La demande marocaine d’adhésion à la Cedeao n’est que la suite logique des efforts du pays pour retrouver ses fondamentaux historiques et géographiques. On s’est habitué à considérer les pays selon des axes est-ouest. L’Europe du Nord, les pays latins, le Maghreb, rive Nord, rive Sud… cette conception géopolitique a sans doute ses raisons, mais elles sont de moins en moins valables. Rappelons d’abord que jusqu’à la moitié du siècle dernier, la conception Nord-Sud était largement dominante. La France s’intéressait plus à l’Afrique qu’à l’Allemagne. C’était encore l’ère coloniale et postcoloniale certes, mais il existait une rationalité sous-jacente à cette structuration du monde en tranches Nord-Sud : les biens, les langues, les cultures se déplaçaient selon cet axe. Il a fallu toute une révolution mentale pour replacer les différents pays dans un nouvel environnement, latitudinal : les différents pays occidentaux, jusque-là largement africains et sud-américains, se découvrirent européens, à mesure que les pays du Sud se découvraient non alignés.

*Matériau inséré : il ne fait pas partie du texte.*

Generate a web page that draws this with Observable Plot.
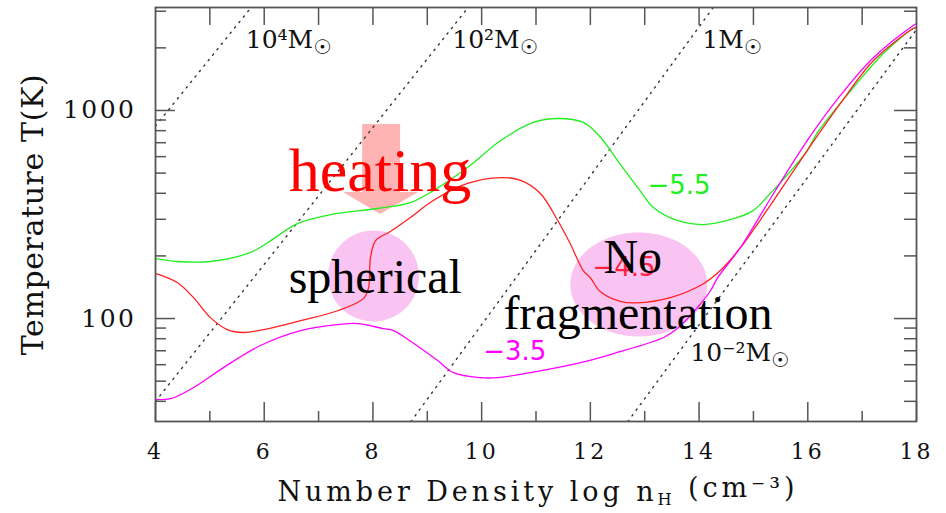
<!DOCTYPE html>
<html><head><meta charset="utf-8">
<script src="https://cdn.jsdelivr.net/npm/d3@7"></script>
<script src="https://cdn.jsdelivr.net/npm/@observablehq/plot@0.6"></script>
<style>body{margin:0;background:#fff}</style>
</head><body><div id="chart"></div>
<script>
// ---- data (log n_H, T[K]) ----
const greenN = [4.00, 4.40, 5.01, 5.75, 6.12, 6.61, 7.22, 8.08, 8.69, 9.11, 9.74, 10.35, 10.95, 11.40, 11.87, 12.19, 12.50, 12.87, 13.16, 13.60, 14.08, 14.71, 15.00, 15.31, 15.50, 15.99, 16.18, 16.84, 17.39, 17.94, 18.00];
const greenT = [194, 188, 188, 208, 237, 286, 316, 338, 361, 412, 532, 717, 876, 915, 876, 742, 575, 427, 342, 296, 283, 306, 331, 399, 451, 642, 784, 1290, 1879, 2477, 2500];
const redN = [4.00, 4.40, 4.70, 5.01, 5.32, 5.62, 5.99, 6.67, 7.35, 7.83, 7.92, 7.955, 8.05, 8.32, 8.69, 9.11, 9.74, 10.35, 10.72, 11.08, 11.40, 11.63, 11.87, 12.00, 12.19, 12.55, 12.85, 13.47, 14.08, 14.39, 14.76, 15.37, 15.99, 16.60, 17.21, 17.94, 18.00];
const redT = [165, 149, 126, 101, 88.5, 85.7, 88.5, 97.7, 109, 125, 141, 196, 237, 262, 306, 369, 446, 476, 461, 399, 296, 229, 170, 157, 134, 121, 119, 126, 147, 170, 219, 369, 642, 1081, 1739, 2477, 2510];
const magentaN = [4.00, 4.28, 4.70, 5.25, 5.93, 6.67, 7.35, 7.72, 8.19, 8.38, 8.70, 9.19, 9.48, 9.98, 10.29, 10.90, 11.82, 12.43, 13.35, 13.60, 13.97, 14.21, 14.34, 14.76, 15.37, 15.99, 16.60, 17.21, 17.94, 18.00];
const magentaT = [40.8, 41.2, 46.6, 58.1, 74.2, 87.5, 93.5, 94.6, 89.5, 87.5, 77.5, 62.8, 55.0, 52.0, 52.0, 55.0, 61.4, 67.9, 81.1, 89.5, 113, 136, 157, 219, 399, 717, 1181, 1798, 2563, 2620];

// Jeans-mass lines (endpoints)
const massLineN = [[4.00, 5.76], [4.00, 9.74], [8.70, 14.25], [12.69, 18.00]];
const massLineT = [[842, 3130], [40, 3100], [32, 3100], [32, 2450]];
const massText = ["10⁴M☉", "10²M☉", "1M☉", "10⁻²M☉"];
const massTextN = [5.66, 9.46, 14.06, 13.84];
const massTextT = [1986, 1986, 1986, 62.8];

const valueText = ["−5.5", "−4.5", "−3.5"];
const valueN = [13.05, 12.04, 10.03];
const valueT = [399, 161, 63.5];

const noteText = ["heating", "spherical", "No", "fragmentation"];
const noteN = [6.45, 6.45, 12.24, 10.40];
const noteT = [412, 132, 166, 89.5];

// shaded shapes
const circleN = [8.01], circleT = [160];
const ellipseN = [12.89], ellipseT = [145.7];
const shaftN = [7.81, 8.51], shaftT = [403.5, 856];
const headN = [7.46, 8.14, 8.84], headTopT = [403.5, 403.5, 403.5], headTipT = [403.5, 316, 403.5];

// ticks
const xLabelTicks = [4, 6, 8, 10, 12, 14, 16, 18];
const xMinorTicks = [5, 7, 9, 11, 13, 15, 17];
const xTopTicks = [5, 6, 7, 8, 9, 10, 11, 12, 13, 14, 15, 16, 17];
const yLabelTicks = [100, 1000];
const yMinorTicks = [40, 50, 60, 70, 80, 90, 200, 300, 400, 500, 600, 700, 800, 900, 2000, 3000];

// ---- build tables ----
const series = (N, T) => N.map((n, i) => ({n, T: T[i]}));
const green = series(greenN, greenT), red = series(redN, redT), magenta = series(magentaN, magentaT);
const massLines = massLineN.map((N, i) => series(N, massLineT[i]));
const massLabels = massText.map((t, i) => ({t, n: massTextN[i], T: massTextT[i]}));
const valueColors = ["#22ee22", "#ff2244", "#ff00ff"];
const valueLabels = valueText.map((t, i) => ({t, n: valueN[i], T: valueT[i], c: valueColors[i]}));
const notes = noteText.map((t, i) => ({t, n: noteN[i], T: noteT[i]}));
const shaft = [{n1: shaftN[0], n2: shaftN[1], T1: shaftT[0], T2: shaftT[1]}];
const head = headN.map((n, i) => ({n, T1: headTopT[i], T2: headTipT[i]}));

const ellipseSymbol = {
  draw(context, size) {
    const rx = Math.sqrt(size / Math.PI), ry = rx * 0.76, k = 0.5523;
    context.moveTo(rx, 0);
    context.bezierCurveTo(rx, ry * k, rx * k, ry, 0, ry);
    context.bezierCurveTo(-rx * k, ry, -rx, ry * k, -rx, 0);
    context.bezierCurveTo(-rx, -ry * k, -rx * k, -ry, 0, -ry);
    context.bezierCurveTo(rx * k, -ry, rx, -ry * k, rx, 0);
    context.closePath();
  }
};

const pink = "#fac4f2", salmon = "#ffb3b3", axisGray = "#555";
const FW = 761, FH = 414;

const svg = Plot.plot({
  width: 946, height: 513,
  marginTop: 7, marginRight: 30, marginBottom: 92, marginLeft: 155,
  style: {fontFamily: "'DejaVu Serif', serif", fontSize: "23px", color: "#111", background: "#fff"},
  x: {domain: [4, 18]},
  y: {type: "log", domain: [32, 3126]},
  marks: [
    Plot.dot(series(circleN, circleT), {x: "n", y: "T", r: 45.5, fill: pink}),
    Plot.dot(series(ellipseN, ellipseT), {x: "n", y: "T", r: 68.5, symbol: ellipseSymbol, fill: pink}),
    Plot.rect(shaft, {x1: "n1", x2: "n2", y1: "T1", y2: "T2", fill: salmon}),
    Plot.areaY(head, {x: "n", y1: "T1", y2: "T2", fill: salmon}),
    ...massLines.map(l => Plot.line(l, {x: "n", y: "T", stroke: "#333", strokeWidth: 1.4, strokeDasharray: "1.4 5.6", clip: true})),
    Plot.line(green, {x: "n", y: "T", stroke: "#22ee22", strokeWidth: 1.3, curve: "catmull-rom"}),
    Plot.line(red, {x: "n", y: "T", stroke: "#ff2020", strokeWidth: 1.3, curve: "catmull-rom"}),
    Plot.line(magenta, {x: "n", y: "T", stroke: "#ff00ff", strokeWidth: 1.3, curve: "catmull-rom"}),
    Plot.text(valueLabels, {x: "n", y: "T", text: "t", textAnchor: "start", lineAnchor: "bottom",
      fontFamily: "'DejaVu Sans', sans-serif", fontSize: 26, fill: "c"}),
    Plot.text(notes, {x: "n", y: "T", text: "t", textAnchor: "start", lineAnchor: "bottom",
      fontFamily: "'Liberation Serif', 'Times New Roman', serif",
      fontSize: d => d.t === "heating" ? 62 : 48,
      fill: d => d.t === "heating" ? "#ff0000" : "#000"}),
    Plot.text(massLabels, {x: "n", y: "T", text: "t", textAnchor: "start", lineAnchor: "bottom", fontSize: 25, fill: "#111"}),
    // ticks (inward)
    Plot.ruleX(xLabelTicks, {stroke: axisGray, strokeWidth: 1.5, insetTop: FH - 19}),
    Plot.ruleX(xMinorTicks, {stroke: axisGray, strokeWidth: 1.5, insetTop: FH - 10}),
    Plot.ruleX(xTopTicks, {stroke: axisGray, strokeWidth: 1.5, insetBottom: FH - 18}),
    Plot.ruleY(yLabelTicks, {stroke: axisGray, strokeWidth: 1.5, insetRight: FW - 20}),
    Plot.ruleY(yMinorTicks, {stroke: axisGray, strokeWidth: 1.5, insetRight: FW - 11}),
    Plot.ruleY(yLabelTicks, {stroke: axisGray, strokeWidth: 1.5, insetLeft: FW - 22}),
    Plot.ruleY(yMinorTicks, {stroke: axisGray, strokeWidth: 1.5, insetLeft: FW - 12}),
    Plot.frame({stroke: axisGray, strokeWidth: 1.8}),
    Plot.axisX(xLabelTicks, {tickSize: 0, tickPadding: 22, fontSize: 22, label: null}),
    Plot.axisY(yLabelTicks, {tickSize: 0, tickPadding: 19, fontSize: 25, tickFormat: d => String(d), label: null}),
    Plot.text(["Temperature T(K)"], {frameAnchor: "left", textAnchor: "middle", dx: -122, rotate: -90, fontSize: 30, fill: "#111"}),
    Plot.text(["Number Density log n_H (cm⁻³)"], {frameAnchor: "bottom", textAnchor: "middle", dy: 79, lineAnchor: "bottom", fontSize: 27, fill: "#111"})
  ]
});

// rich-text touches: lowered sun symbol, subscript H, letter spacing
d3.select(svg).selectAll("text").each(function () {
  const t = this.textContent;
  const sel = d3.select(this);
  if (t.includes("☉")) {
    const a = t.split("☉")[0];
    this.textContent = "";
    sel.append("tspan").text(a);
    sel.append("tspan").attr("dy", "0.3em").attr("font-size", "0.8em").attr("font-family", "'DejaVu Sans'").text("☉");
  } else if (t.includes("_H")) {
    const [a, b] = t.split("_H");
    this.textContent = "";
    sel.append("tspan").text(a);
    sel.append("tspan").attr("dy", "0.3em").attr("font-size", "0.6em").text("H");
    sel.append("tspan").attr("dy", "-0.3em").text(b);
    sel.attr("textLength", 517).attr("lengthAdjust", "spacing");
  } else if (t === "Temperature T(K)") {
    sel.attr("letter-spacing", "0.6px");
  }
});
d3.select(svg).selectAll('g[aria-label="x-axis tick label"] text').attr("letter-spacing", "3px");
d3.select(svg).selectAll('g[aria-label="y-axis tick label"] text').attr("letter-spacing", "2.5px");

document.getElementById("chart").appendChild(svg);
</script>
</body></html>
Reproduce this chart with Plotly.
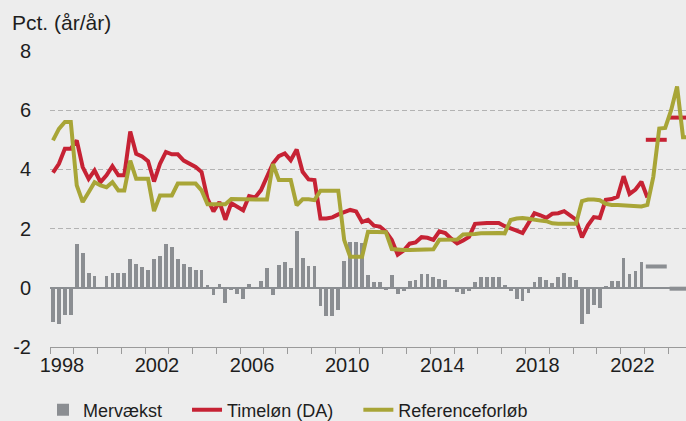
import plotly.graph_objects as go

# ---------------- data (quarterly, from 1998K1) ----------------
quarter_labels = [f"{y}K{q}" for y in range(1998, 2025) for q in range(1, 5)]

mervaekst = [
    -1.14, -1.23, -0.93, -0.93,   # 1998
    1.49, 1.19, 0.50, 0.39,       # 1999
    0.00, 0.39, 0.50, 0.50,       # 2000
    0.50, 0.99, 0.80, 0.70,       # 2001
    0.61, 0.99, 1.09, 1.49,       # 2002
    1.39, 0.99, 0.80, 0.70,       # 2003
    0.61, 0.61, 0.10, -0.24,      # 2004
    0.12, -0.52, -0.09, -0.22,    # 2005
    -0.39, 0.13, 0.00, 0.23,      # 2006
    0.68, -0.25, 0.78, 0.88,      # 2007
    0.68, 1.91, 1.02, 0.73,       # 2008
    0.73, -0.62, -0.96, -0.96,    # 2009
    -0.75, 0.90, 1.54, 1.54,      # 2010
    1.50, 0.42, 0.21, 0.21,       # 2011
    -0.08, 0.43, -0.20, -0.11,    # 2012
    0.23, 0.25, 0.47, 0.47,       # 2013
    0.36, 0.30, 0.28, -0.05,      # 2014
    -0.15, -0.21, -0.10, 0.21,    # 2015
    0.36, 0.36, 0.36, 0.36,       # 2016
    0.09, -0.11, -0.38, -0.45,    # 2017
    -0.16, 0.21, 0.36, 0.27,      # 2018
    0.16, 0.36, 0.50, 0.36,       # 2019
    0.27, -1.22, -0.88, -0.57,    # 2020
    -0.69, 0.05, 0.24, 0.24,      # 2021
    1.02, 0.46, 0.56, 0.87,       # 2022
]

timelon = [
    3.89, 4.19, 4.70, 4.70,       # 1998
    4.98, 4.08, 3.68, 3.97,       # 1999
    3.57, 3.80, 4.11, 3.80,       # 2000
    3.80, 5.28, 4.53, 4.44,       # 2001
    4.28, 3.59, 4.19, 4.59,       # 2002
    4.51, 4.51, 4.30, 4.19,       # 2003
    4.08, 3.91, 3.01, 2.58,       # 2004
    2.90, 2.30, 2.86, 2.74,       # 2005
    2.62, 3.10, 3.05, 3.30,       # 2006
    3.73, 4.20, 4.45, 4.54,       # 2007
    4.31, 4.67, 3.92, 3.66,       # 2008
    3.64, 2.34, 2.34, 2.38,       # 2009
    2.48, 2.56, 2.63, 2.58,       # 2010
    2.22, 2.30, 2.10, 2.07,       # 2011
    1.90, 1.62, 1.12, 1.26,       # 2012
    1.49, 1.53, 1.71, 1.69,       # 2013
    1.62, 1.91, 1.85, 1.66,       # 2014
    1.50, 1.60, 1.72, 2.16,       # 2015
    2.19, 2.19, 2.19, 2.19,       # 2016
    2.08, 2.02, 1.93, 1.85,       # 2017
    2.22, 2.52, 2.45, 2.36,       # 2018
    2.50, 2.52, 2.59, 2.44,       # 2019
    2.30, 1.70, 2.11, 2.39,       # 2020
    2.36, 2.97, 3.00, 3.08,       # 2021
    3.77, 3.17, 3.32, 3.58,       # 2022
    3.05,                         # 2023K1
]

referenceforloeb = [
    4.98, 5.37, 5.60, 5.60,       # 1998
    3.46, 2.90, 3.23, 3.57,       # 1999
    3.46, 3.40, 3.57, 3.29,       # 2000
    3.29, 4.30, 3.68, 3.68,       # 2001
    3.68, 2.59, 3.12, 3.12,       # 2002
    3.12, 3.52, 3.52, 3.52,       # 2003
    3.52, 3.29, 2.82, 2.82,       # 2004
    2.82, 2.82, 3.00, 3.00,       # 2005
    3.00, 3.00, 3.00, 3.00,       # 2006
    2.98, 4.18, 3.64, 3.64,       # 2007
    3.64, 2.79, 2.99, 2.99,       # 2008
    2.96, 3.28, 3.28, 3.28,       # 2009
    3.28, 1.61, 1.05, 1.05,       # 2010
    1.05, 1.89, 1.89, 1.89,       # 2011
    1.88, 1.31, 1.28, 1.28,       # 2012
    1.28, 1.28, 1.28, 1.28,       # 2013
    1.30, 1.62, 1.62, 1.60,       # 2014
    1.63, 1.80, 1.80, 1.82,       # 2015
    1.84, 1.85, 1.85, 1.85,       # 2016
    1.84, 2.29, 2.34, 2.36,       # 2017
    2.33, 2.29, 2.27, 2.25,       # 2018
    2.18, 2.16, 2.16, 2.16,       # 2019
    2.16, 2.93, 2.98, 2.98,       # 2020
    2.96, 2.84, 2.80, 2.80,       # 2021
    2.78, 2.78, 2.76, 2.75,       # 2022
    2.80, 3.75, 5.38, 5.40,       # 2023
    6.00, 6.80, 5.09, 5.09,       # 2024
]

# annual forecasts (drawn as horizontal segments over each year)
forecast_years = [2023, 2024]
timelon_forecast = [5.00, 5.75]
mervaekst_forecast = [0.72, -0.03]

series_names = ["Mervækst", "Timeløn (DA)", "Referenceforløb"]
x_label_years = [1998, 2002, 2006, 2010, 2014, 2018, 2022]
y_ticks = [-2, 0, 2, 4, 6, 8]

# ---------------- styling ----------------
BG = "#ededed"
GRAY = "#8b8e92"
RED = "#c62234"
OLIVE = "#a8a537"
TXT = "#1e1e1e"
FONT = "Liberation Sans, Arial, sans-serif"
PAD = "\u00a0" * 4   # extra spacing between legend entries


def qx(label):
    y, q = label.split("K")
    return int(y) + (int(q) - 1) / 4 + 0.125


def seg_xy(years, vals):
    xs, ys = [], []
    for yr, v in zip(years, vals):
        xs += [yr + 0.06, yr + 0.94, None]
        ys += [v, v, None]
    return xs, ys


x_bar = [qx(l) for l in quarter_labels[:len(mervaekst)]]
x_red = [qx(l) for l in quarter_labels[:len(timelon)]]
x_ol = [qx(l) for l in quarter_labels[:len(referenceforloeb)]]

fig = go.Figure()

fig.add_trace(go.Bar(
    x=x_bar, y=mervaekst, width=0.16, name=series_names[0] + PAD,
    marker=dict(color=GRAY, line=dict(width=0)),
))
fx, fy = seg_xy(forecast_years, mervaekst_forecast)
fig.add_trace(go.Scatter(x=fx, y=fy, mode="lines", showlegend=False,
                         line=dict(color=GRAY, width=4), hoverinfo="skip"))
fig.add_trace(go.Scatter(
    x=x_red, y=timelon, mode="lines", name=series_names[1] + PAD,
    line=dict(color=RED, width=4),
))
fx, fy = seg_xy(forecast_years, timelon_forecast)
fig.add_trace(go.Scatter(x=fx, y=fy, mode="lines", showlegend=False,
                         line=dict(color=RED, width=4), hoverinfo="skip"))
fig.add_trace(go.Scatter(
    x=x_ol, y=referenceforloeb, mode="lines", name=series_names[2],
    line=dict(color=OLIVE, width=4),
))

fig.update_layout(
    width=686, height=421,
    paper_bgcolor=BG, plot_bgcolor=BG,
    margin=dict(l=50, r=0, t=51, b=74),
    font=dict(family=FONT, size=20, color=TXT),
    bargap=0,
    showlegend=True,
    legend=dict(
        orientation="h", xref="container", yref="container",
        x=43 / 686, y=0.026, xanchor="left", yanchor="middle",
        font=dict(size=18, color=TXT), bgcolor="rgba(0,0,0,0)",
        traceorder="normal",
    ),
    title=dict(
        text="Pct. (år/år)", xref="container", yref="container",
        x=12 / 686, xanchor="left", y=1 - 23 / 421, yanchor="middle",
        font=dict(size=21, color=TXT),
    ),
)

fig.update_xaxes(
    range=[1998, 2024.75],
    tickmode="array",
    tickvals=[y + 0.5 for y in x_label_years],
    ticktext=[str(y) for y in x_label_years],
    ticks="", showgrid=False, zeroline=False,
    showline=True, linecolor="#9a9a9a", linewidth=1,
    tickfont=dict(size=20, color=TXT),
    minor=dict(ticks="outside", tickmode="linear", tick0=1998, dtick=1,
               ticklen=6, tickcolor="#9a9a9a", tickwidth=1, showgrid=False),
)
fig.update_yaxes(
    range=[-2, 8],
    tickmode="array", tickvals=y_ticks, ticktext=[str(v) for v in y_ticks],
    ticks="", showline=False,
    showgrid=True, gridcolor="#b3b3b3", gridwidth=1, griddash="5px,3px",
    zeroline=True, zerolinecolor=GRAY, zerolinewidth=1.5,
    tickfont=dict(size=20, color=TXT),
    ticklabelstandoff=18,
)

fig.write_html(
    "out.html",
    config={"displayModeBar": False},
    post_script="document.body.style.margin='0';document.body.style.padding='0';"
                "document.documentElement.style.margin='0';",
)
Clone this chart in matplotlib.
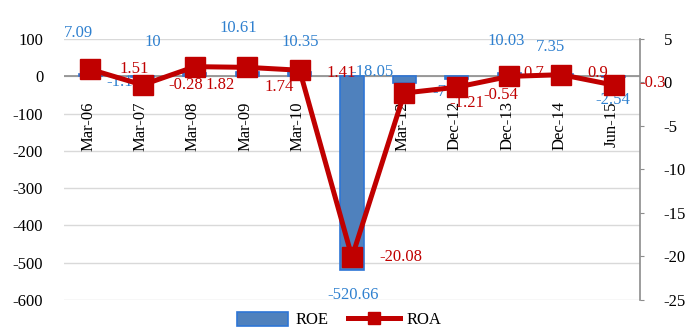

Le rêve maghrébin a fait partie de cette transformation mentale. Le Maroc, pendant des siècles bloqué à l’est par les Turcs ottomans et vivant des circuits commerciaux transsahariens, se découvrit maghrébin, voué à l’unité avec ses pays voisins et frères. Cela aurait pu se faire, cela se fera sans doute un jour lointain. Mais plus d’un demi-siècle après les indépendances, et face à l’échec du rêve maghrébin, la demande d’adhésion à la Cedeao n’est après tout qu’un retour à des invariants historiques marocains.
L’étonnement qui ressort de cette demande vient de son caractère foncièrement anti-20e siècle : en effet, les unions du siècle dernier émanaient inconsciemment de l’idéologie des États-nations. On s’unifie parce qu’on se ressemble. On parle la même langue ? Qu’on fasse un même pays. La même ethnie ? La même religion ? Alors le même État ! Ce fut la motivation sourde du nationalisme arabe, et de son sosie local, le nationalisme maghrébin. L’adhésion du Maroc à la Cedeao, si elle se concrétise, excipera d’une autre vision : collaborer dans la complémentarité socioéconomique, non dans l’identité culturelle ou ethnique.
Si l’axe de cette union n’est pas ethnique ou linguistique, quel sera-t-il ? L’Afrique de l’Ouest, depuis Tanger jusqu’à Lagos, est depuis des décennies dans un processus de littoralisation. Ce processus se poursuit et s’accélère avec l’exode rural. Les populations se déversent sur la façade océanique. Les richesses, les opportunités, les grands chantiers de demain, c’est sur la côte qu’ils seront, malgré les nécessaires péréquations qu’on tentera pour rééquilibrer les pays. Tout l’effort du siècle dernier en vue de redonner à l’intérieur une place centrale — les déplacements de capitale (d’Abidjan à Yamoussoukro, de Lagos à Abuja), le discours antilibéral et la continentalisation — est à revoir. La façade atlantique de l’Afrique est une des autoroutes du 21e siècle. Elle se branchera sur d’autres autoroutes, dont la rocade atlantique européenne, qui va de Hambourg au Portugal.
La Chine projette sa nouvelle Route de la soie à travers le Vieux monde. L’Eurasie est aujourd’hui zébrée de grands projets chinois d’infrastructure. Cette projection de puissance atteint l’Afrique. Les pays africains doivent proposer leur version locale de la Route de la soie. L’une d’elles est cette autoroute afro-atlantique que le Maroc cherche à construire avec les autres pays de la Cedeao.